Musings from Peter Singer on the death penalty
Somewhat surprisingly, on utilitarian grounds Peter Singer defends the possibility of imposing the death penalty. At this moment, there exists no situation in which it is needed, even for those convicted of genocide. Theoretically, however, there is nothing wrong with it:
Bioethicist Peter Singer is on the celebrity philosopher circuit nowadays. He is a syndicated columnist and, along with philosophers like Julian Savulescu and Bernard-Henri Lévy, is on Twitter. He often seems to speak forums organised by universities and think tanks. Recently he addressed a gathering organised by the Carnegie Council.
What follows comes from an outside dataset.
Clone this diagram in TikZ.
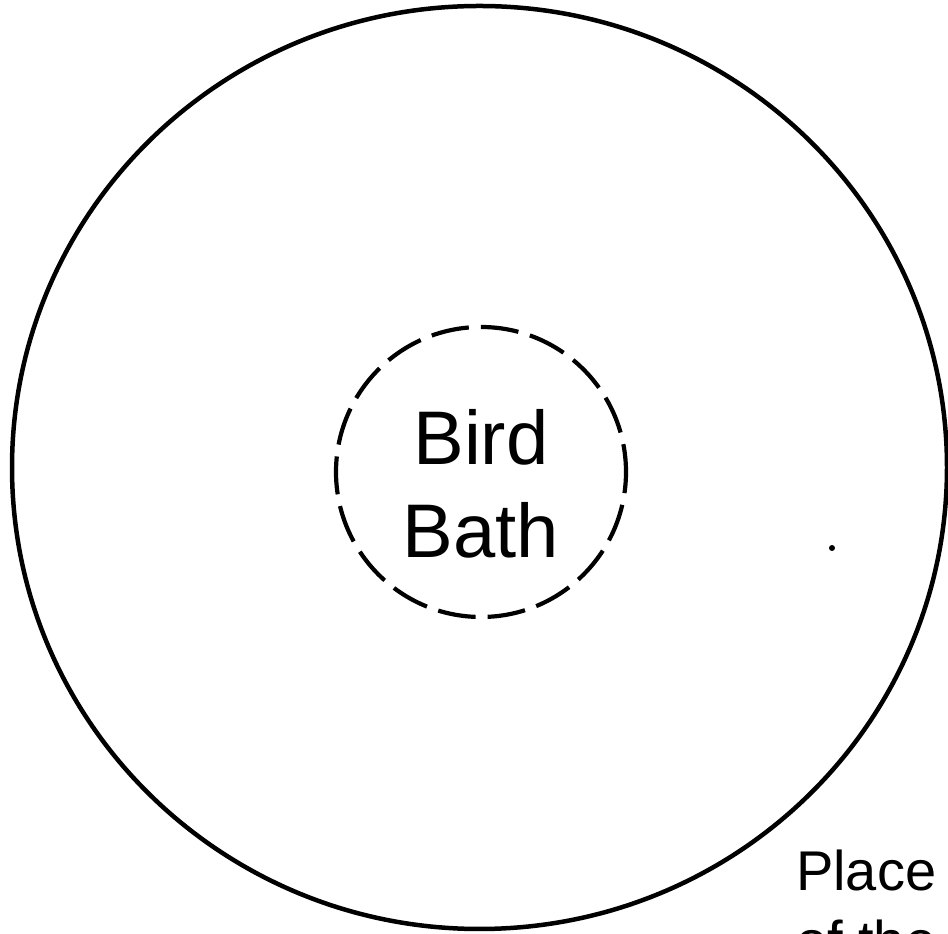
\documentclass[tikz,border=0pt]{standalone}
\usepackage{fontspec}
\setmainfont{Liberation Sans}
\usepackage{tikz}
\usetikzlibrary{shapes.geometric, positioning, calc}

\begin{document}
\begin{tikzpicture}[
    x=1pt, y=1pt,
    yardbox/.style={ellipse, draw=black, line width=4.5pt, minimum width=935pt, minimum height=923pt, inner sep=0pt},
    bathbox/.style={circle, draw=black, line width=4.2pt, dash pattern=on 38pt off 12pt, dash phase=10pt, minimum size=290pt, inner sep=0pt},
    biglabel/.style={align=center, inner sep=0pt, font=\fontsize{76}{93}\selectfont},
    sidelabel/.style={align=left, inner sep=0pt, font=\fontsize{56}{70}\selectfont}
]

% Frame of the picture
\useasboundingbox (0,0) rectangle (948,934);

% Garden outline and bird bath
\node[yardbox] (yard) at (479.5,466.5) {};
\node[bathbox] (bath) at (481,462) {};
\node[biglabel, anchor=north] (bathtext) at ([yshift=63pt]bath.center) {Bird\\Bath};

% Speck on the right
\fill[black] (832,386) circle (3pt) coordinate (speck);

% Note at bottom right (runs off the page)
\node[sidelabel, anchor=north west] (place) at (796,84) {Place\\of the};

\end{tikzpicture}
\end{document}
Somewhat surprisingly, on utilitarian grounds he defended the possibility of imposing the death penalty. At this moment, there exists no situation in which it is needed, even for those convicted of genocide. Theoretically, however, there is nothing wrong with it:
QUESTION: Is there any possible scenario that you could imagine sanctioning the death penalty?
PETER SINGER: Is there any possible scenario where I could imagine? Look, if somebody came up with convincing evidence that the death penalty was a uniquely effective deterrent—let’s say that for every murderer who was executed, there would be ten fewer murders—then, as a utilitarian, I would have to accept the death penalty. In fact, if the evidence was clear-cut enough and sound enough, even if it was only for every person executed, there were two fewer murderers or one and a half fewer murderers, I guess I would accept it.